Впрочем, атака велась довольно искусно, энергично и открыто. Партия радикалов ждала ответа своего председателя. Я напомнил, что пришел к власти в тот момент, когда бюджетный дефицит составлял 12 миллиардов франков, и что мне пришлось изыскивать средства для покрытия этого дефицита за счет сокращения ряда бюджетных расходов. Я не ограничился легкими заверениями. Еще до утверждения бюджета 1933 года, несмотря на опасность конфликта с парламентом, я предпринял первые мероприятия по оздоровлению финансов, частично за счет подоходного налога. Благодаря этим мерам, а также конверсии мы сэкономили более 4 миллиардов франков. В своих планах на будущее я обязался уважать людей труда. «А вы? – обратился я к Бержери. – Что предлагаете вы? Не на будущее, не исходя из предположения о победе революции, о которой все говорят, но которой никто не хочет, а на сегодняшний день? Какие немедленные решения предлагаете вы?»
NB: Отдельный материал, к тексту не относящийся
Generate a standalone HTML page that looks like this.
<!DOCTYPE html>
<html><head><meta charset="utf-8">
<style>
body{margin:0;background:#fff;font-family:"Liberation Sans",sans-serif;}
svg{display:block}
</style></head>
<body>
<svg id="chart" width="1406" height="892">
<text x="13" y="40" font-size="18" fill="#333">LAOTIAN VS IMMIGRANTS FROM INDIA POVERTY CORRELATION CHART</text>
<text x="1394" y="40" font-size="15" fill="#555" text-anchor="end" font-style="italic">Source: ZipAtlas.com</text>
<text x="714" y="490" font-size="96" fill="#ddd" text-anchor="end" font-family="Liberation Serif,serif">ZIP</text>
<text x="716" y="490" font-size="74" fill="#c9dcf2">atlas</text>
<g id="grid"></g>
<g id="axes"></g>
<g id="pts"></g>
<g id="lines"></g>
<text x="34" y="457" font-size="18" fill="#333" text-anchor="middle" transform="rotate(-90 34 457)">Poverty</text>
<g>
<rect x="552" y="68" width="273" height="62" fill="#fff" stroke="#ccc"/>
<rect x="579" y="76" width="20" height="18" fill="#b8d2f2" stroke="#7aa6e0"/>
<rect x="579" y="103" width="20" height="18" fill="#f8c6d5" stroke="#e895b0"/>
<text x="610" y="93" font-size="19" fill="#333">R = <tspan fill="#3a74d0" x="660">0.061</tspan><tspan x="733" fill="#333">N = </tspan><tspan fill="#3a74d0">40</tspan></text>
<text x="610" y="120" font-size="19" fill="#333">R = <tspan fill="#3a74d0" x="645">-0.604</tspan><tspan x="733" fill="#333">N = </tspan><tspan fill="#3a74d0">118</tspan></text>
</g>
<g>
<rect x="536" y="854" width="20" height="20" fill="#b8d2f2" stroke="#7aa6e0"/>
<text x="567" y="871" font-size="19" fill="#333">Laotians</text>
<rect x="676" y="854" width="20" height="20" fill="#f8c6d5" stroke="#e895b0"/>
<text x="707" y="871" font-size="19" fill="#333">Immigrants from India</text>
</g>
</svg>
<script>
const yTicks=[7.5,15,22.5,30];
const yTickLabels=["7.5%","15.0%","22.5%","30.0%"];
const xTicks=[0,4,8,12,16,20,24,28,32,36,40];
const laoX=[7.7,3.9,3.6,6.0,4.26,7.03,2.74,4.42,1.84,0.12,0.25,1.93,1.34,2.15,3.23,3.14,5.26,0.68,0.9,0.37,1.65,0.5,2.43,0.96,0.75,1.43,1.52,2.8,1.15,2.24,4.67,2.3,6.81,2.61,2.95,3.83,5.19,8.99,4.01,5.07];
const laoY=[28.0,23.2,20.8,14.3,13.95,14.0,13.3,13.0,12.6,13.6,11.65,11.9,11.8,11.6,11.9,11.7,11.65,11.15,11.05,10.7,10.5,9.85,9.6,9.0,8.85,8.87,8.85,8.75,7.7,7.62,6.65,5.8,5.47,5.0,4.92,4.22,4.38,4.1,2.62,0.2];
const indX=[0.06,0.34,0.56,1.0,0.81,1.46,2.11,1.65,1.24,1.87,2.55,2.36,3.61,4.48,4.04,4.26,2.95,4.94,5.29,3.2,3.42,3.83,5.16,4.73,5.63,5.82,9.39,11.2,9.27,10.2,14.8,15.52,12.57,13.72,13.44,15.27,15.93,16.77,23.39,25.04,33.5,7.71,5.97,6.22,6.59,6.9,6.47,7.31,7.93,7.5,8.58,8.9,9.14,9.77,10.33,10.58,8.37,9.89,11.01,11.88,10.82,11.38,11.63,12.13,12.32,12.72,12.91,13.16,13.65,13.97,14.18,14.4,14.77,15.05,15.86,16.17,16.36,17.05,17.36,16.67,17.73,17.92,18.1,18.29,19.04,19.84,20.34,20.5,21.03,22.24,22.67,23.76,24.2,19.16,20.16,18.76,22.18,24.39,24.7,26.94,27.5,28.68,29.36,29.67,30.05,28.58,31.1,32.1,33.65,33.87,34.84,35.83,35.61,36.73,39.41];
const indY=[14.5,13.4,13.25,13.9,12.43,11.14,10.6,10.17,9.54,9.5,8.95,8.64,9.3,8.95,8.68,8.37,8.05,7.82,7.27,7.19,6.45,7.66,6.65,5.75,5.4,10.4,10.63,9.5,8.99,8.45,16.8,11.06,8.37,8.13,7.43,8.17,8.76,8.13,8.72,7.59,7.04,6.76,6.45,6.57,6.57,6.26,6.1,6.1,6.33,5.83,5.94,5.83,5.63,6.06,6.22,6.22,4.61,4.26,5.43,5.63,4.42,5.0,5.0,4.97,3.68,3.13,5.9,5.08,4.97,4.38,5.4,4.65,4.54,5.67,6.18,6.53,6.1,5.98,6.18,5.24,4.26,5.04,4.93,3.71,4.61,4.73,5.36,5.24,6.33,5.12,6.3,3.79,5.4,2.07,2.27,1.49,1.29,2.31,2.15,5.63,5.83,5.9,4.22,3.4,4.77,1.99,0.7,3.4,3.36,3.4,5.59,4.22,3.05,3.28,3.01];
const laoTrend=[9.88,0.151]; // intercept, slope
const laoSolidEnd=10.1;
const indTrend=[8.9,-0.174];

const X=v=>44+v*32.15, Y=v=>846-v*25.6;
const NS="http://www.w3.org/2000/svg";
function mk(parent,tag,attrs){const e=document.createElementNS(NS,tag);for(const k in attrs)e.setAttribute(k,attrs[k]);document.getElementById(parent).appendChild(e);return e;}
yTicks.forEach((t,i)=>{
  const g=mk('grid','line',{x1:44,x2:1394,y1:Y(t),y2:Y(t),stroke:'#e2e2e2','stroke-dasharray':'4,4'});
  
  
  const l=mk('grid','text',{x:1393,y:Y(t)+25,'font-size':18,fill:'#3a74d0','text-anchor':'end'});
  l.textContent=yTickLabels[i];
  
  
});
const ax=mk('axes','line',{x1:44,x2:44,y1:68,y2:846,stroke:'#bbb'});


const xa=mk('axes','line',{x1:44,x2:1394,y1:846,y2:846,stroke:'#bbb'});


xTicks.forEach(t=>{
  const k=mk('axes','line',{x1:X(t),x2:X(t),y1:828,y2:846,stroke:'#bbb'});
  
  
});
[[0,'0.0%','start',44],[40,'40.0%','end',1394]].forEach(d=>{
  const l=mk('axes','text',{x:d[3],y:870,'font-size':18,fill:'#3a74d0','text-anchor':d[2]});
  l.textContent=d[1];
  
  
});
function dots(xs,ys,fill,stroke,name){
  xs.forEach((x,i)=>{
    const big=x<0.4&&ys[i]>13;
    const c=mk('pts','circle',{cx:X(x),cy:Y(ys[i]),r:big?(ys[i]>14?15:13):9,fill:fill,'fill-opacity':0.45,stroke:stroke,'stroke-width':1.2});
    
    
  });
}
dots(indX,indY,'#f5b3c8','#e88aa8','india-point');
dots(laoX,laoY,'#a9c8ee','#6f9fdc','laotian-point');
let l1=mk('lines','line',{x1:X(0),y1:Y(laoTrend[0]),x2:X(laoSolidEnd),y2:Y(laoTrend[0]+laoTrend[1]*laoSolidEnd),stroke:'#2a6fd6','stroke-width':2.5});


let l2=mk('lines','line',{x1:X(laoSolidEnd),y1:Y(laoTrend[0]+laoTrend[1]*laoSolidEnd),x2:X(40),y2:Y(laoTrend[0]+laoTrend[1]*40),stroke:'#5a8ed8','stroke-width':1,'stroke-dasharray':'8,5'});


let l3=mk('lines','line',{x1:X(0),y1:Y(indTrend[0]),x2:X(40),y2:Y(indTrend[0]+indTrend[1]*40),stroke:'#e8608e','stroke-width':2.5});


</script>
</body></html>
Перейдя к вопросу внешней политики, я остановился на Лозаннской конференции, на плане Гувера и на вопросе о разоружении. Лозанна. Я заявил, что ко мне перешли обязательства предшествующих правительств и что я считал необходимым сохранение обязательств, взятых на себя Германией, так как убежден, что соблюдение договоров является основой сохранения мира. При этом Соединенные Штаты предупредили нас, что, если Германия не выплатит нам свой долг, наш отказ не будет принят во внимание. План Гувера. Я не отклонял его. Я лишь оговорил право Франции изучить этот план. Я отказался высказываться на основании информации, полученной по телефону. К тому же план Гувера предусматривает запрещение всей тяжелой артиллерии и всех танков. В нем имеется следующая фраза: «Я предлагаю одобрить все представленные Женевской конференции проекты, предусматривающие полное изъятие танков и тяжелой артиллерии».